Professeur au Collège de France, Antoine Compagnon entreprend une vulgarisation de l’œuvre de Pascal qui donne à ses lecteurs des outils pour penser.

Blaise Pascal (1623-1662) nous a fourni une des formules souvent citées pendant le confinement : « J’ai dit souvent que tout le malheur des hommes vient d’une seule chose, qui est de ne savoir pas demeurer en repos dans une chambre. » La publication de ce livre en quarante et un chapitres, qui reprennent la série d’émissions diffusées pendant l’été 2019 sur France Inter, vient donc à point en ce début de vacances pour partir à la découverte ou à la redécouverte de ce défenseur de la liberté d’esprit qui traite de l’homme, de la société, de l’univers, du pouvoir, de la foi, de l’angoisse, de la mort, du jeu…

Un virtuose de la langue française

Les formules et les images de Pascal sont presque aussi célèbres que les proverbes passés des Fables de La Fontaine dans le trésor de notre langue : le roseau pensant, les deux infinis, le pari ou le nez de Cléopâtre font normalement parti du patrimoine intellectuel et linguistique de tout élève passé par une classe de Terminale. Les sentences de Pascal, avec son art du retournement, du renversement, de l’antithèse, sons sens de la formule ramassée sur la densité de son sens sont inscrites dans de nombreux cerveaux, bien après les années d’école : « Le silence éternel de ces espaces infinis m’effraie » ; « Qui veut faire l’ange fait la bête » ; « Le cœur a ses raisons, que la raison ne connaît point ». Les grands auteurs ne s’y sont pas trompés, comme Jean Giono qui donne comme titre à un de ses romans Un roi sans divertissement, repris d’une des Pensées de Pascal.

Mathématicien, physicien, philosophe et théologien

Selon la légende laissée par sa sœur aînée Gilberte Périer qui rédigea une Vie de Monsieur Pascal pour servir de préface à l’édition des Pensées, ce théologien janséniste aurait vécu trois vies : scientifique, puis mondaine et enfin pieuse.

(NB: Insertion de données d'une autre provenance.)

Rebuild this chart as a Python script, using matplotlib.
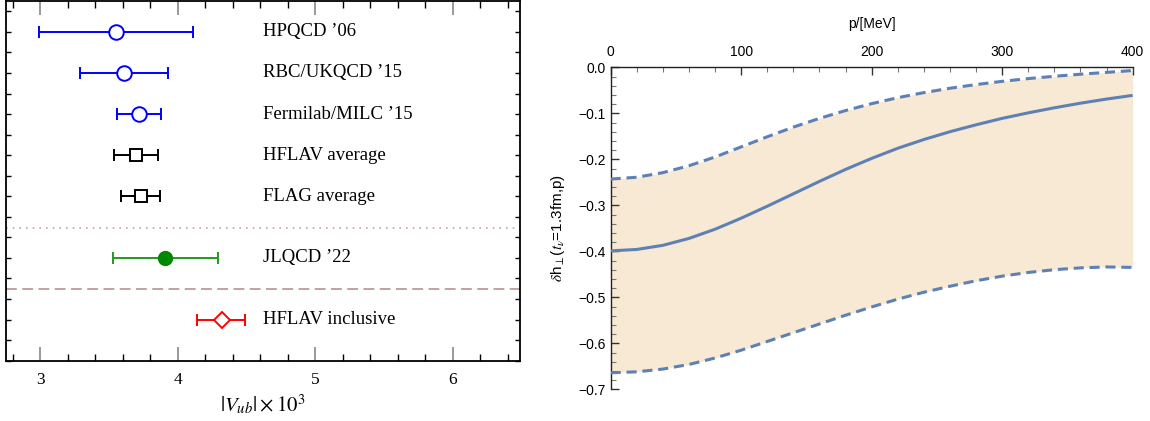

Un parchemin cousu dans la doublure de son pourpoint, trouvé par un domestique après la mort de Pascal, et dont il ne se séparait jamais, relate une expérience spirituelle advenue dans la nuit du 23 novembre 1654 : vision, apparition, ravissement, extase mystique ? On ne trop, mais c’est ce qui entraîna sa conversion définitive à Port-Royal.

« Le "Mémorial" exprime la certitude, la confiance, la tendresse et la consolation, le Dieu absent faisant sentir sa présence au cœur. Certains commentateurs préfèrent y voir une expérience ascétique plutôt que mystique. Le "Mémorial" contient plusieurs citations bibliques, le Feu se manifestant à la fois au cœur et à l’esprit et ne congédiant pas la raison. Mais la joie domine. Elle confirme que la terreur et l’angoisse qui règnent dans les Pensées relèvent de la dramatisation plus que de l’autoportrait, et visent bien à secouer le libertin. »

Pour Pascal, il y a toujours une « vérité opposée » à prendre en compte. D’où la fine dialectique de ce penseur qui goûte aussi les classements et les gradations, les répétitions et les distinctions.

Swann dans À la Recherche du temps perdu suggérait de « mettre dans le journal, moi je ne sais pas, les… Pensées de Pascal ». C’est un peu ce que fait ce petit livre très riche, à glisser dans son sac de plage ou à lire dans le train ou l’autobus qui nous y conduisent.